**Given exercise**
Starting at the first line of the entries, extract each line up to and including the one that contains "from matplotlib.patches import FancyBboxPatch, Circle, Polygon", but leave out the pictures.

[start]

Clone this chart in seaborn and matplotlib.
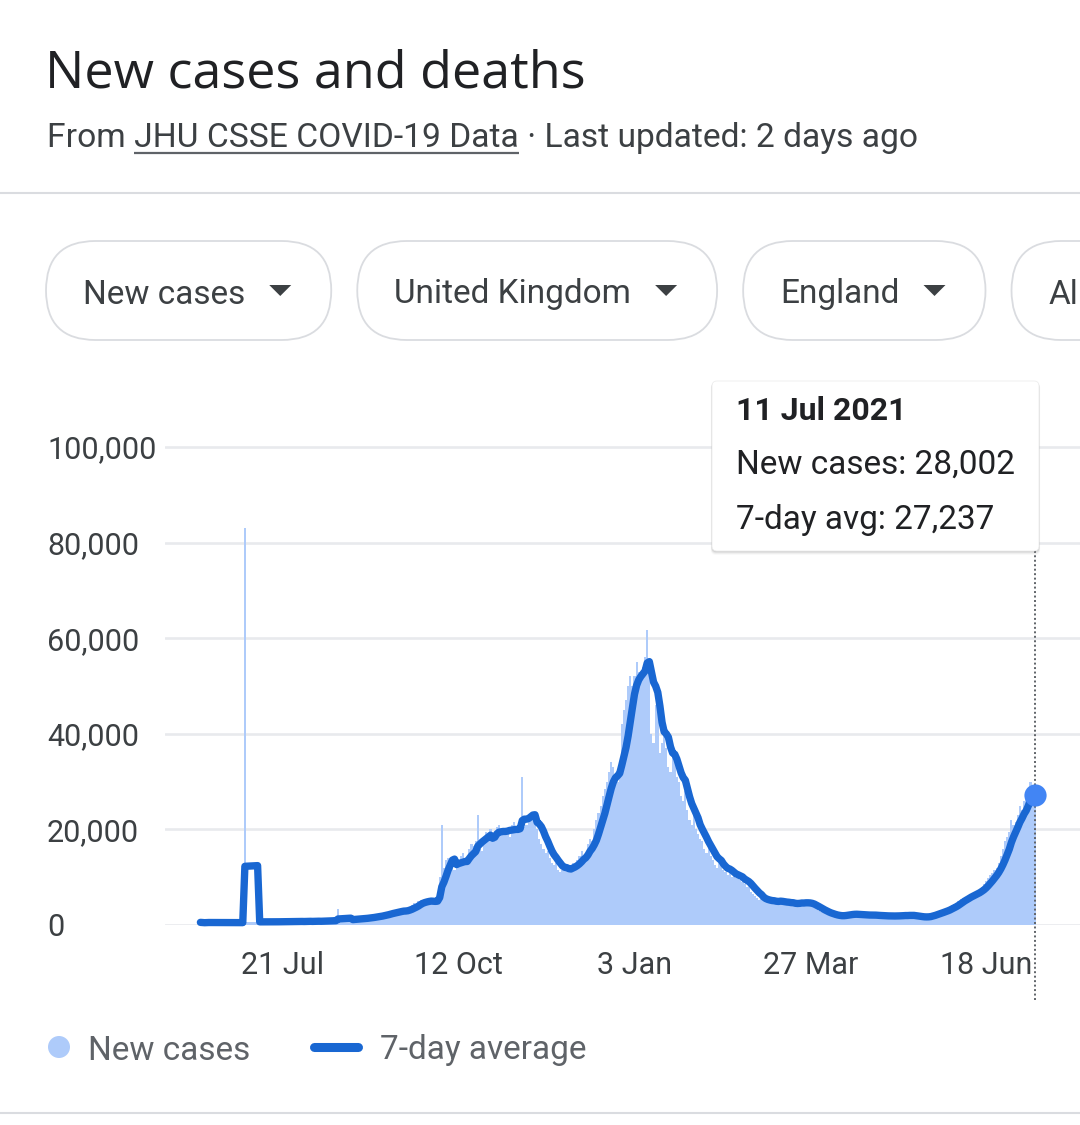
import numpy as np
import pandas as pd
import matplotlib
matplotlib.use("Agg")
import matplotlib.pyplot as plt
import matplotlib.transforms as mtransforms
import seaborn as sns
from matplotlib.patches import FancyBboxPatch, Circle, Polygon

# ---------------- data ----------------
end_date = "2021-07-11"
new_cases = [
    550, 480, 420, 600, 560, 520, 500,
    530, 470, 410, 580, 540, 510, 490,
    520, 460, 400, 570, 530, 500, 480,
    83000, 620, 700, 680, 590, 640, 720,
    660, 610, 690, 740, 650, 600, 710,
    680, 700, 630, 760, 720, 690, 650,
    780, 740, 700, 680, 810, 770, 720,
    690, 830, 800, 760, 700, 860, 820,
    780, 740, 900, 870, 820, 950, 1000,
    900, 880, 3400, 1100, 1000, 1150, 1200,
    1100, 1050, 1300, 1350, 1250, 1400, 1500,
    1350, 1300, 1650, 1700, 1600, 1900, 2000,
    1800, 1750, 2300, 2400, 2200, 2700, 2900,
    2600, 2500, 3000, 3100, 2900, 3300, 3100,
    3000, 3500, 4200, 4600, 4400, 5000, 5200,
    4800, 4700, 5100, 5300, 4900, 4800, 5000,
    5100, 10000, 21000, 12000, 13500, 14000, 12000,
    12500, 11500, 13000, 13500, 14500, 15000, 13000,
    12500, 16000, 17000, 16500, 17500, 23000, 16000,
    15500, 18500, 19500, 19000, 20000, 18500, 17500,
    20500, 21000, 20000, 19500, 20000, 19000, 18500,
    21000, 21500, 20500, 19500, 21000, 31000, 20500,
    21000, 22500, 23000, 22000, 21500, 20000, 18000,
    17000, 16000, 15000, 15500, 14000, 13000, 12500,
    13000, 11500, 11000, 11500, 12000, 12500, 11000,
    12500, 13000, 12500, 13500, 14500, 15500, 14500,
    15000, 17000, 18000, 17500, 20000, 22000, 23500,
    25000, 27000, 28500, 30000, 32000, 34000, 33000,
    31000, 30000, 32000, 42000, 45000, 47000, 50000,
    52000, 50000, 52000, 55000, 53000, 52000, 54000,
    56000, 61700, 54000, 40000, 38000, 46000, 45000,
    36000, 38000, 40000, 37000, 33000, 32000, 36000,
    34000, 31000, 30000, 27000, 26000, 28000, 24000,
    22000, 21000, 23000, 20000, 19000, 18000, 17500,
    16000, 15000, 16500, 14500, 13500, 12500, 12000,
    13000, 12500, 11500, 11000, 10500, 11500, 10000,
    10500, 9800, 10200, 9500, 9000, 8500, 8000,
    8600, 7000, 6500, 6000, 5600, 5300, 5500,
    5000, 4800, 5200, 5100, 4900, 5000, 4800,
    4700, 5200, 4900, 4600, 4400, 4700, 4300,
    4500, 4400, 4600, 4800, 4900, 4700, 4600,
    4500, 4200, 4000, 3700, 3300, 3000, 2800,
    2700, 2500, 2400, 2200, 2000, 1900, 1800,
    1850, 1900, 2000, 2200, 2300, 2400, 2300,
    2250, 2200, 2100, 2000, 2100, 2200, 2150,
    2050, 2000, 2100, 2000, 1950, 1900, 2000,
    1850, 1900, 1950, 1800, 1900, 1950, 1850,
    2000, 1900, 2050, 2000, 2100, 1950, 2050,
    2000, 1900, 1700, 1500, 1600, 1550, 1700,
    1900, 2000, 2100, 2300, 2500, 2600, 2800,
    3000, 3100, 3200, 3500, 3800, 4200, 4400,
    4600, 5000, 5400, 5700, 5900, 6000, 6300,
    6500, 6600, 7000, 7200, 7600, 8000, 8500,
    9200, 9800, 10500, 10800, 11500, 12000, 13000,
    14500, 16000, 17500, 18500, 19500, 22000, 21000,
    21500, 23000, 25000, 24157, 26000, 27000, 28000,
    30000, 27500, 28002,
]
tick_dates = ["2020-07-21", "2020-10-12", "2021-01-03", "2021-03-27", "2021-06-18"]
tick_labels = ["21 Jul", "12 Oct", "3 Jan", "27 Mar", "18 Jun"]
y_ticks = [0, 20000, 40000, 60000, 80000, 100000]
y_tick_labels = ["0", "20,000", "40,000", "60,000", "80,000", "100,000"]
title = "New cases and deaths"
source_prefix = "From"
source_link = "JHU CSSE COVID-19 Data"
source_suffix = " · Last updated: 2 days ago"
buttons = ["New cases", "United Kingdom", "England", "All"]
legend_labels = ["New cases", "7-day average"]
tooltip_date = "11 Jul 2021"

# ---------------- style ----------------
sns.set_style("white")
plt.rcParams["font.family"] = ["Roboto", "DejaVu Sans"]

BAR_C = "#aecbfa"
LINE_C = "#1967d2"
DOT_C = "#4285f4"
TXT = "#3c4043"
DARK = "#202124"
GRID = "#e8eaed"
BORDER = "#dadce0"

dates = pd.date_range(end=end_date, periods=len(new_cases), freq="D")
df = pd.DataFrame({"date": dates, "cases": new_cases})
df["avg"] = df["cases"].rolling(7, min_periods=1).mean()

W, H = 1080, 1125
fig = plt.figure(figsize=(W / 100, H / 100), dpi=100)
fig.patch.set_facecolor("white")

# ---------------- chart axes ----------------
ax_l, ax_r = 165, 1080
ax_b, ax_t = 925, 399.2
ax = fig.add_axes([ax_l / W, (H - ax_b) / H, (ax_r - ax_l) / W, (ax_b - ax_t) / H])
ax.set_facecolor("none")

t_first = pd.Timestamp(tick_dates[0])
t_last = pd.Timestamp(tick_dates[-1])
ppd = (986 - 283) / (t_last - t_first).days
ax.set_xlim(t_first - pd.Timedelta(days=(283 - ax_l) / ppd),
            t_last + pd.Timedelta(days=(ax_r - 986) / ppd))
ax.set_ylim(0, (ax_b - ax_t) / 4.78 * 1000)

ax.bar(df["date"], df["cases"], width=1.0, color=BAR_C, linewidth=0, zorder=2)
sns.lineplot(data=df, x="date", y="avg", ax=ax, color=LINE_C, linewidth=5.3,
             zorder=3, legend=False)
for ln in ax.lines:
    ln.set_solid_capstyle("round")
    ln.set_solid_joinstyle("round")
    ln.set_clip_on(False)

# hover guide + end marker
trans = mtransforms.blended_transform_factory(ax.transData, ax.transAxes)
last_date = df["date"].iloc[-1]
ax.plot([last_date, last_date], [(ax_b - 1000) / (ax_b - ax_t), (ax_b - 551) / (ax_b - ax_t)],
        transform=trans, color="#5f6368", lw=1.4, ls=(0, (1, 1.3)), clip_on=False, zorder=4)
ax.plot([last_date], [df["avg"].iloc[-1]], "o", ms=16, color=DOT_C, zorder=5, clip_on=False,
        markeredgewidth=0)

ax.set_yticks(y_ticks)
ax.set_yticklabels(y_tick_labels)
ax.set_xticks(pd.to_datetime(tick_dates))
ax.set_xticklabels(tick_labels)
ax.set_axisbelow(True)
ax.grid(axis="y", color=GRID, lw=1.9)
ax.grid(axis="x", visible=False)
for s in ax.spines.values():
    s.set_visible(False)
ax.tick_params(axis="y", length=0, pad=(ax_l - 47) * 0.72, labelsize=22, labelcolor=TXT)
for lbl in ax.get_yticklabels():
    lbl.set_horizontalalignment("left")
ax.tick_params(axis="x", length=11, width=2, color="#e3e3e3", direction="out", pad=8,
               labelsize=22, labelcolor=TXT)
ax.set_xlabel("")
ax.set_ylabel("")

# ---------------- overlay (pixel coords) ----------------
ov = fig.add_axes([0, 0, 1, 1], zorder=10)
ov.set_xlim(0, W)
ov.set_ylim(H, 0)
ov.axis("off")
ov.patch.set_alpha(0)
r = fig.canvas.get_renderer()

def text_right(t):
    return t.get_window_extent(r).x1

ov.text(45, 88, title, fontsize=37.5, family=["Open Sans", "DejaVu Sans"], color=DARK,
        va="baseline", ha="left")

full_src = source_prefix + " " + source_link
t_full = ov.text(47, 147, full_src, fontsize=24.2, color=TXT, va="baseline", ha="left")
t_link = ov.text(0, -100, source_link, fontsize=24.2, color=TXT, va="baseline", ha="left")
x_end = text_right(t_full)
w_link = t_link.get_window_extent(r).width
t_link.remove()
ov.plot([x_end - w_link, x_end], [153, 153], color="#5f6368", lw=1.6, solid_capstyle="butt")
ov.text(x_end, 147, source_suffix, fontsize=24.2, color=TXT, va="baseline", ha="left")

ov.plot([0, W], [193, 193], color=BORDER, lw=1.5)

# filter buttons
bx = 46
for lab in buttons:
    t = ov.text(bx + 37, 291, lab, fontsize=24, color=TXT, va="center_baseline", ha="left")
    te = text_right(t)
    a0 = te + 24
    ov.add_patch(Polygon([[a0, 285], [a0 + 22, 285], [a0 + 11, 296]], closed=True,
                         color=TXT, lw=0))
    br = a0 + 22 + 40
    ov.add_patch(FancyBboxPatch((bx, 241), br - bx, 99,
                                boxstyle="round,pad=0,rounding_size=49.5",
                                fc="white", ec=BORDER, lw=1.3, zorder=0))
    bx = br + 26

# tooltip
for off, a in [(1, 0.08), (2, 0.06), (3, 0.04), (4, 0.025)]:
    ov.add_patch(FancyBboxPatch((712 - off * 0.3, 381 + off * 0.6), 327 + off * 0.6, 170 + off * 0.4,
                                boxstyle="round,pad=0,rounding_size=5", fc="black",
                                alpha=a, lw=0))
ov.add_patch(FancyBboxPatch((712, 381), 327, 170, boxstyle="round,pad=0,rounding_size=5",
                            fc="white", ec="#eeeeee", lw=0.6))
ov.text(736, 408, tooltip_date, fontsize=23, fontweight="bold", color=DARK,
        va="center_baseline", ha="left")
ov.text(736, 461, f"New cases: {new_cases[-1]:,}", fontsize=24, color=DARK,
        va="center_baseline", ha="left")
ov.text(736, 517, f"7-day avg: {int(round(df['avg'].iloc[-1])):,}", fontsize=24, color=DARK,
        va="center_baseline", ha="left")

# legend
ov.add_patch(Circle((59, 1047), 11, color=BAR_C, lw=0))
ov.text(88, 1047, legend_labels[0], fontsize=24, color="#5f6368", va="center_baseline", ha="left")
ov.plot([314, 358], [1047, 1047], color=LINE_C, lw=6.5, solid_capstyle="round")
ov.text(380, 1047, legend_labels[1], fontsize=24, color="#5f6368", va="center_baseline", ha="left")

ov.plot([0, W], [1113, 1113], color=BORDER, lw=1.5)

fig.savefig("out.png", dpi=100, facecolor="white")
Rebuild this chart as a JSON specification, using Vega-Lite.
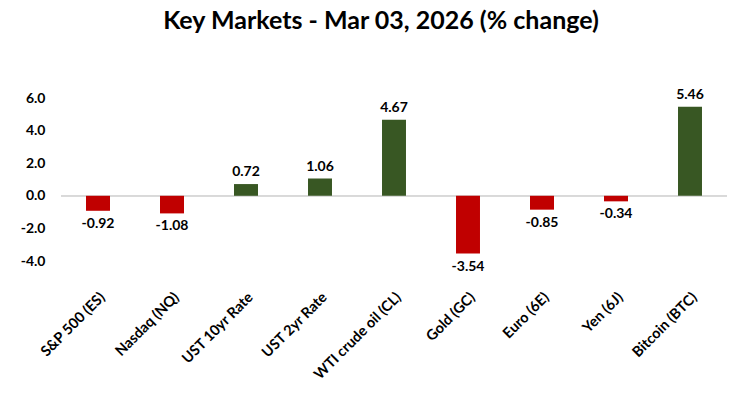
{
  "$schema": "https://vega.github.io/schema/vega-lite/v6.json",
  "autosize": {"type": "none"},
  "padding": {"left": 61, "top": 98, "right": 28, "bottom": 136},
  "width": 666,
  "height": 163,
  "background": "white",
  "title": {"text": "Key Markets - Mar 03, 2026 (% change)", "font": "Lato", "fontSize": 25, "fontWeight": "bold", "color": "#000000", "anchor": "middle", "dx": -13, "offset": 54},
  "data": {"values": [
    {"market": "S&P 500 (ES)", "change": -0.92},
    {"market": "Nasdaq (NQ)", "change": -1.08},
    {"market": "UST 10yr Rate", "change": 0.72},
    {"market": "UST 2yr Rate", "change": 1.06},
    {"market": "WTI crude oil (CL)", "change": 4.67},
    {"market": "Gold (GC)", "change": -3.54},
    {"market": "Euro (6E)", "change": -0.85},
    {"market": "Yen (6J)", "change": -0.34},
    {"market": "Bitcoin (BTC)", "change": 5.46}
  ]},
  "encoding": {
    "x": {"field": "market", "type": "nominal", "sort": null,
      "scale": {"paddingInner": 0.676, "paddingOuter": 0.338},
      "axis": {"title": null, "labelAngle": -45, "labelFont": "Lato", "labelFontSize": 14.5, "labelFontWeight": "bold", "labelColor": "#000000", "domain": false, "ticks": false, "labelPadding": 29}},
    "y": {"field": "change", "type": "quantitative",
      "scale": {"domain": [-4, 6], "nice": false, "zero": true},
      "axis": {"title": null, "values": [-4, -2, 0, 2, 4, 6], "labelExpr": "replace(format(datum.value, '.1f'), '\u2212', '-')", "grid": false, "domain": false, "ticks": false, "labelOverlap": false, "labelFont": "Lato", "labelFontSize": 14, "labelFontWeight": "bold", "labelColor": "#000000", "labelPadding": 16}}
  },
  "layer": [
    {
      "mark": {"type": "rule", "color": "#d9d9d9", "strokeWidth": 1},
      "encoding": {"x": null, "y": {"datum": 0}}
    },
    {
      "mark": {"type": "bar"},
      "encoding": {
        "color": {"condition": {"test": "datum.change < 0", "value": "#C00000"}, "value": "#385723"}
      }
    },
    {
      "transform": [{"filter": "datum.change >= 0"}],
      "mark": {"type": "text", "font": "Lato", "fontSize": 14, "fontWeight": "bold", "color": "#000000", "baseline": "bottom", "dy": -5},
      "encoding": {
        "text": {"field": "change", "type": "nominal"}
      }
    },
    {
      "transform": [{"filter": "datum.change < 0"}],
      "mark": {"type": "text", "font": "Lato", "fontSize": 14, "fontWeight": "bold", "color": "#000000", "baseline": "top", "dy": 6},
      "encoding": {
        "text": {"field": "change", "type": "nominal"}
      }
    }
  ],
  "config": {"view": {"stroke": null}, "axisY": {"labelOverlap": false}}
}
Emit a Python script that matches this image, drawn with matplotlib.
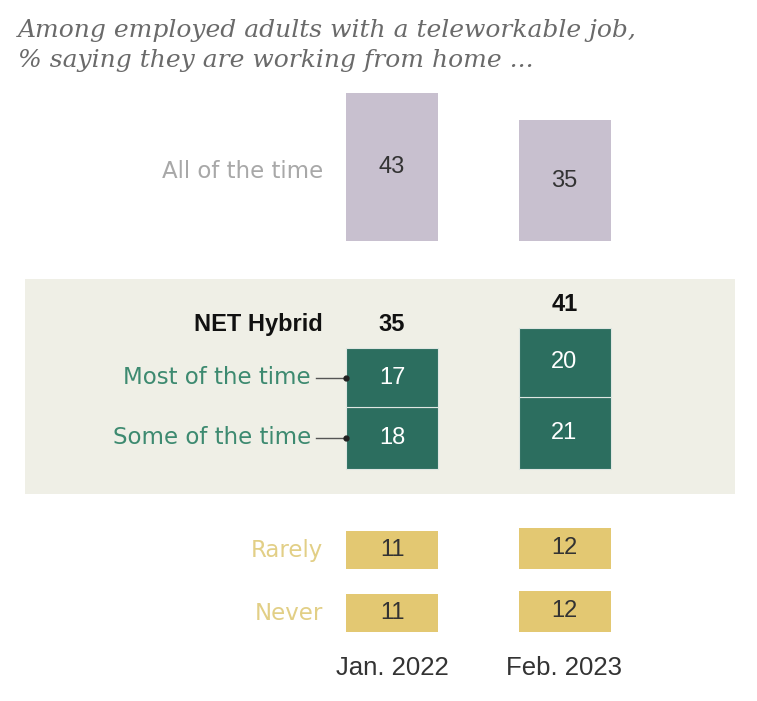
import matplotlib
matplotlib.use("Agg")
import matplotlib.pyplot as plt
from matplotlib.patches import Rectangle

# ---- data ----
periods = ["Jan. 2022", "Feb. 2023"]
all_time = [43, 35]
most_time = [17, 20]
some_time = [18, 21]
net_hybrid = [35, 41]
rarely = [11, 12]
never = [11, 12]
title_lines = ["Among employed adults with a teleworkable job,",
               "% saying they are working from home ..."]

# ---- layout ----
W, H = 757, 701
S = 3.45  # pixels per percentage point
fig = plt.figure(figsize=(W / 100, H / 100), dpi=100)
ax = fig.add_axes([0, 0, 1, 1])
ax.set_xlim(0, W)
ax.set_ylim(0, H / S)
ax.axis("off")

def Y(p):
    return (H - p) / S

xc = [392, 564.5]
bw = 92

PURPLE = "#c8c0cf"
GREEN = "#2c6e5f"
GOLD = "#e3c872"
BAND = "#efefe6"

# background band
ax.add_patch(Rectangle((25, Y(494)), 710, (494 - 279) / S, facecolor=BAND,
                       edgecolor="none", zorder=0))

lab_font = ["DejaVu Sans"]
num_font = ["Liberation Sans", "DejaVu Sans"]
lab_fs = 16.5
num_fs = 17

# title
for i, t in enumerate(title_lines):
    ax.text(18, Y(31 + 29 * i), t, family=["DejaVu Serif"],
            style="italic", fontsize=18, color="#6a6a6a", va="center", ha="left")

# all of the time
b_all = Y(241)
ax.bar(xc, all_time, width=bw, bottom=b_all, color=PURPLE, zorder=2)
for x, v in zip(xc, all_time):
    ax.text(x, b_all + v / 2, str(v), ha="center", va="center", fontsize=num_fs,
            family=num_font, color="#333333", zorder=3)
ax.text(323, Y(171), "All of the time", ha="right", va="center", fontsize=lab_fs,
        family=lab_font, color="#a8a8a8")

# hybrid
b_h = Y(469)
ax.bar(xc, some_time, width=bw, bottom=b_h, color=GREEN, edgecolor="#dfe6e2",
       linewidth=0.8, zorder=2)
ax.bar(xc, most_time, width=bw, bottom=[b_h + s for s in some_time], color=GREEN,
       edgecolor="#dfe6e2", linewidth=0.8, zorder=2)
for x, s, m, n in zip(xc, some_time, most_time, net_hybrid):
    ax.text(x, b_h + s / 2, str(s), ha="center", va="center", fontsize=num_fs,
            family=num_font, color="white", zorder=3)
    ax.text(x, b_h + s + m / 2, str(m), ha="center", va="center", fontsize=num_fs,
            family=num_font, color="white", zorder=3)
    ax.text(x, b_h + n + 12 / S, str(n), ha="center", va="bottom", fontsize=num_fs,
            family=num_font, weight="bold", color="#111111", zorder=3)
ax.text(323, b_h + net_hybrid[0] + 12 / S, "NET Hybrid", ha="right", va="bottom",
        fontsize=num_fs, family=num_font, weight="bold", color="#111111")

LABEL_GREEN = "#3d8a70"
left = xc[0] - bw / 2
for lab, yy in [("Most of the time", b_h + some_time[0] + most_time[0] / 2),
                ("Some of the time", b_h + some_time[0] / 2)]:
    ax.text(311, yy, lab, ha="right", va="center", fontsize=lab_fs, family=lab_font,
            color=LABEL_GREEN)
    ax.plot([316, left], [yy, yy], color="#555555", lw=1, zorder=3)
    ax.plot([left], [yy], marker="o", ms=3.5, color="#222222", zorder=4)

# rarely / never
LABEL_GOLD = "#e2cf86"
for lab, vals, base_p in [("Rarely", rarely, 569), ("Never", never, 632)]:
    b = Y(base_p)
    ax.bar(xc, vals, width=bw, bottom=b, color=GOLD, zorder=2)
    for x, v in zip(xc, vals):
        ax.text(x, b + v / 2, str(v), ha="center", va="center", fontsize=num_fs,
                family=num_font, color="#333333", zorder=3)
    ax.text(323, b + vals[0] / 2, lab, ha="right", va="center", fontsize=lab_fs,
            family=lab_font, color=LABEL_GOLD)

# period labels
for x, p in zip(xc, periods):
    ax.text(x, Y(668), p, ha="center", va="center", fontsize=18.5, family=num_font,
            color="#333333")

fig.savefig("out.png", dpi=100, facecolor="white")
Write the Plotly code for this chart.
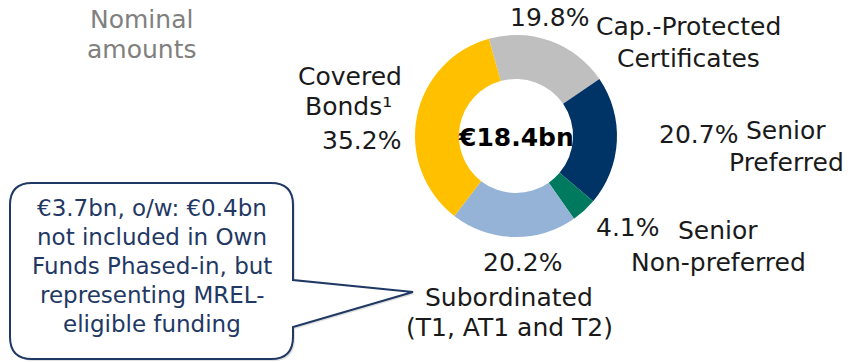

[end]

**Completed task**
Clone this chart in seaborn and matplotlib.
import numpy as np
import pandas as pd
import matplotlib
matplotlib.use("Agg")
import matplotlib.pyplot as plt
import matplotlib.transforms as mtransforms
import seaborn as sns
from matplotlib.patches import FancyBboxPatch, Circle, Polygon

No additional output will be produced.